Ξ reduction of pollutants in the exhaust gas components;

Ξ obtaining parts as small weight, rigidity and high resistance to wear;

2. THE STUDY OF THE PROBLEM

The main function of brake systems is to reduce vehicle speed to a desired value or to stop it. This is accomplished by converting kinetic energy into heat by friction process and dissipation him effectively by the braking system components.

Many parts of the composition of vehicle actively or passively contribute to increasing their required performance. Safety is closely linked to the effectiveness of the braking system, which is one of the most important component of a vehicle. The correct operation of braking systems is essential, both for the safe of transports and passengers. During operation the vehicles, brake system components require brake discs that are constantly undergo thermal and mechanical deformations relatively high, which in time can lead to intense wear, formal changes or deterioration of this. Also, the braking torque is influenced by a number of random factors, such as: weather conditions and type of surface which the vehicle runs. The vehicles braking system consists of several components, figure 1,[1].

Braking systems are not only found in all vehicles, but also embedded in other machinery, which serving various technological processes specific to several industries. Regarding construction brake discs, there are several constructive forms, but all are similar in terms of operating principle, figure 2.

The most importatnt component in the braking system is the brake disc. The main functions of the brake discs are sending a considerable mechanical force and heat dissipation obtained during the operation, figure 3, [2].

During deceleration the brake disc temperature and brake pad assembly can reach values close to 6500C, it depends on the severity and the number of brakings. Overheating disk-plate assembly can have serious consequences, reducing braking safety systems, [2].
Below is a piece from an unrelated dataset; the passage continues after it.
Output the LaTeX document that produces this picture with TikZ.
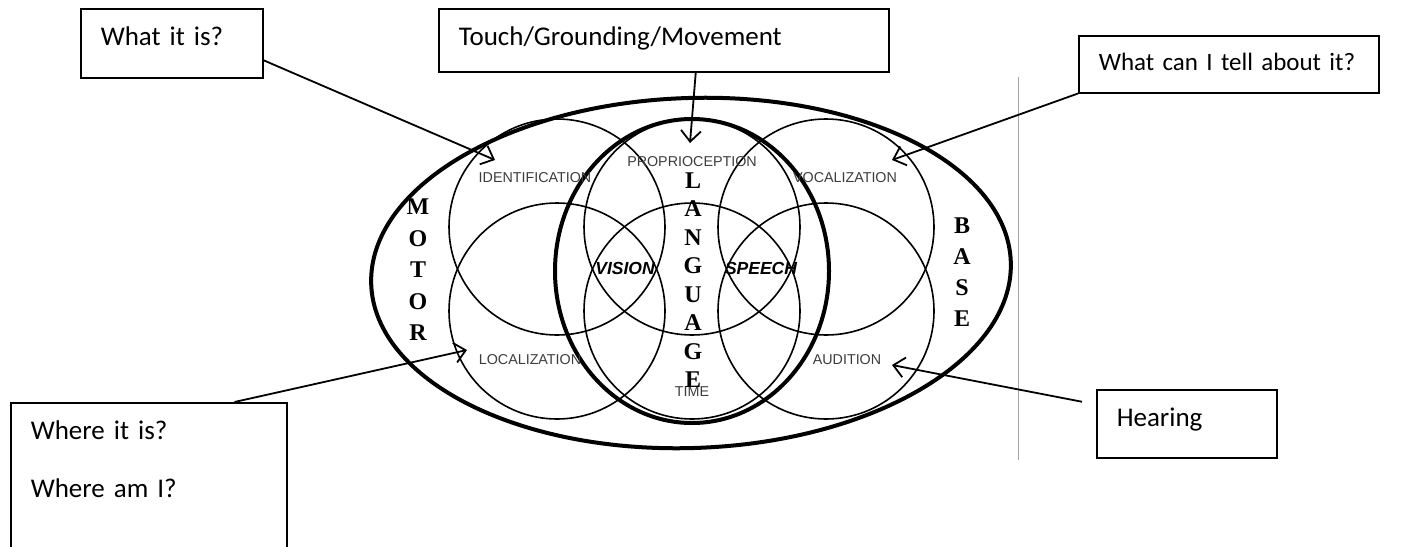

For this reason, the materials used in the making of the brake disc should present a high heat capacity and diffusivity, as well as a low density. They also must provide a good coefficient of friction, stable mechanical characteristics at high temperatures in humity and high wear resistance. In the selection of materials for brake discs the most importatnt is the thermal diffusivity and thermal conductivity because the discs must perform simultaneously transfer and heat dissipation by converting the kinetic energy into thermal energy, [3]. Thus, the brake disc is created in temperature gradients which can lead to the phenomenon of thermal fatigue. In addition, during braking, the brake disk is exposed to a mechanical load cyclically applied by the brake pads, which leads to wear of the two components (disc plate). Therefore in normal conditions disc is exposed to fatigue loads, [4].

The brake disc can be subjected to three types of fatigue: thermal (where component is subject to abrupt temperature changes only without load), isothermal (where the temperature and load are stable) and thermo (temperature and load are variable) [5] . Most importantly to represent the best condition during braking disc is thermomechanical fatigue where maximum load is applied when the temperature is the lowest possible, and variable. Sudden changes in temperature may cause localized heating or can lead to thermal shock, which causes behavior change brake disk material due to structural changes. They either may cause occurrence of cracks on the surface of the disc, or the occurrence of residual internal stress upon cooling, figure 4, [2].

All of them require analyzes, studies and research on materials and technologies used in the manufacture of brake discs.

3. ANALYSIS, DISCUSSION, APPROACHES, INTERPRETATIONS

Automobile history began in 1700 when Nicholas Cugnot convinced the King of France to finance his project, a vehicle of 10 tonnes for towing cannons. The vehicle run with 10 km / h and was powered by a steam boiler. On the first trip, the inventor realized that did not provide a solution to stop it, which is why his vehicle hit a wall, so the first accident took place. However merit inventor could not be ignorant, [6].

Around 1886, Gottlieb Daimler and Carl Benz changed history, inventing, independently of one another, the first prototypes of cars with internal combustion engines, which were produced only effective after ten years, [6].

At the end of the 19th century, thanks to the appearance of many automobiles, components development has imposed them, both in terms of materials used and in terms of their geometrical shape.

The inventor of the first material embedded in the brake lining was Herbert Frood in 1897. The material was made of cotton impregnated with a solution of bitumen was used both to train wheel and the wheels of the first car. This invention led to the establishment of the foundation of Ferodo Company, which produces materials for braking until today, [6].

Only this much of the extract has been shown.